How is writing poems different from writing songs?
Patti Smith: Poetry is a solitary process. One does not write poetry for the masses. Poetry is a self-involved, lofty pursuit. Songs are for the people. When I’m writing a song, I imagine performing it. I imagine giving it. It’s a different aspect of communication. It’s for the people.
We always write a certain amount of poetry for the masses. When Allen Ginsberg wrote “Howl,” he didn’t write it for himself. He wrote it to speak out. To make a move, to wake people up. I think rock & roll, as our cultural voice, took that energy and made it even more accessible.
When I’m sitting down to write a poem, I’m not thinking of anyone. I’m not thinking about how it will be received. I’m not thinking it will make people happy or it will inspire them. I’m in a whole other world. A world of complete solitude. But when I’m writing a song, I imagine performing it. I imagine giving it. It’s a different aspect of communication. It’s for the people.
I write songs when I’m by myself, like walking along the beach, and a song comes in my head. Or I wake up from a dream, like “Blakean Year.” I often write songs out of dreams, and take them to my musicians to help me.

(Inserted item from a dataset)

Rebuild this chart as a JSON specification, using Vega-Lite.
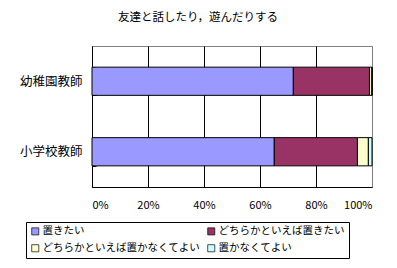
{
  "$schema": "https://vega.github.io/schema/vega-lite/v6.json",
  "width": 280,
  "height": 141,
  "autosize": "none",
  "padding": {"left": 92, "top": 46, "right": 25, "bottom": 81},
  "background": "white",
  "title": {
    "text": "友達と話したり，遊んだりする",
    "font": "Noto Sans CJK JP",
    "fontSize": 11.5,
    "fontWeight": "normal",
    "color": "black",
    "anchor": "middle",
    "dx": -34,
    "offset": 17
  },
  "data": {
    "values": [
      {"group": "幼稚園教師", "cat": "置きたい", "k": 1, "v": 0.719},
      {"group": "幼稚園教師", "cat": "どちらかといえば置きたい", "k": 2, "v": 0.272},
      {"group": "幼稚園教師", "cat": "どちらかといえば置かなくてよい", "k": 3, "v": 0.009},
      {"group": "幼稚園教師", "cat": "置かなくてよい", "k": 4, "v": 0.0},
      {"group": "小学校教師", "cat": "置きたい", "k": 1, "v": 0.651},
      {"group": "小学校教師", "cat": "どちらかといえば置きたい", "k": 2, "v": 0.297},
      {"group": "小学校教師", "cat": "どちらかといえば置かなくてよい", "k": 3, "v": 0.039},
      {"group": "小学校教師", "cat": "置かなくてよい", "k": 4, "v": 0.013}
    ]
  },
  "mark": {"type": "bar", "stroke": "black", "strokeWidth": 1},
  "encoding": {
    "y": {
      "field": "group",
      "type": "nominal",
      "sort": ["幼稚園教師", "小学校教師"],
      "scale": {"paddingInner": 0.6, "paddingOuter": 0.3},
      "axis": {
        "title": null,
        "labelFont": "Noto Sans CJK JP",
        "labelFontSize": 12.5,
        "labelColor": "black",
        "labelPadding": 14,
        "ticks": true,
        "tickBand": "extent",
        "tickSize": -4,
        "tickColor": "black",
        "domainColor": "black",
        "grid": false
      }
    },
    "x": {
      "field": "v",
      "type": "quantitative",
      "stack": "zero",
      "scale": {"domain": [0, 1], "nice": false},
      "axis": {
        "title": null,
        "format": "%",
        "values": [0, 0.2, 0.4, 0.6, 0.8, 1],
        "labelFont": "Noto Sans CJK JP",
        "labelFontSize": 11,
        "labelColor": "black",
        "labelPadding": 12,
        "ticks": false,
        "domainColor": "black",
        "grid": true,
        "gridColor": {"condition": {"test": "datum.value == 1", "value": "#808080"}, "value": "black"},
        "gridOpacity": 1
      }
    },
    "color": {
      "field": "cat",
      "type": "nominal",
      "scale": {
        "domain": ["置きたい", "どちらかといえば置きたい", "どちらかといえば置かなくてよい", "置かなくてよい"],
        "range": ["#9999FF", "#993366", "#FFFFCC", "#CCFFFF"]
      },
      "legend": {
        "title": null,
        "orient": "none",
        "legendX": -66,
        "legendY": 176,
        "direction": "horizontal",
        "columns": 2,
        "columnPadding": 6,
        "rowPadding": 6,
        "padding": 4,
        "strokeColor": "black",
        "symbolType": "square",
        "symbolSize": 50,
        "symbolStrokeColor": "black",
        "symbolStrokeWidth": 0.7,
        "symbolOpacity": 1,
        "labelOffset": 2,
        "labelFont": "Noto Sans CJK JP",
        "labelFontSize": 10.5,
        "labelColor": "black",
        "labelLimit": 300
      }
    },
    "order": {"field": "k", "type": "quantitative"}
  },
  "config": {
    "view": {"stroke": "#808080", "strokeWidth": 1}
  }
}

Sometimes I write melodies that are too complex and I can’t find them on the guitar, because I only know about eight chords. So I take them to Lenny [Kaye] or Tony [Shanahan, her bassist] and they transcribe them into a song.
“Free Money” came to me walking down St. Mark’s at three in the morning. It was pre-dawn, but it was so light in New York City, and it came to me and I sang it to Lenny. He structured it and found the proper chords, and we made a song. It was one of our earliest songs.
Other songs, they just come in my head and I sing them out loud, and the band finds the place, and they adjust it. For myself, the simpler format the better. “Gandhi” is nine minutes on one chord. It’s an improvisation. “Radio Baghdad” was completely improvised. I didn’t know the lyrics, but I knew I wanted to speak out against the invasion of Iraq. Being a mother, I freely entered into the mother consciousness of the mothers of Baghdad who were trying to comfort their children as they were being bombed. So these lyrics that come to me are self-perpetuated.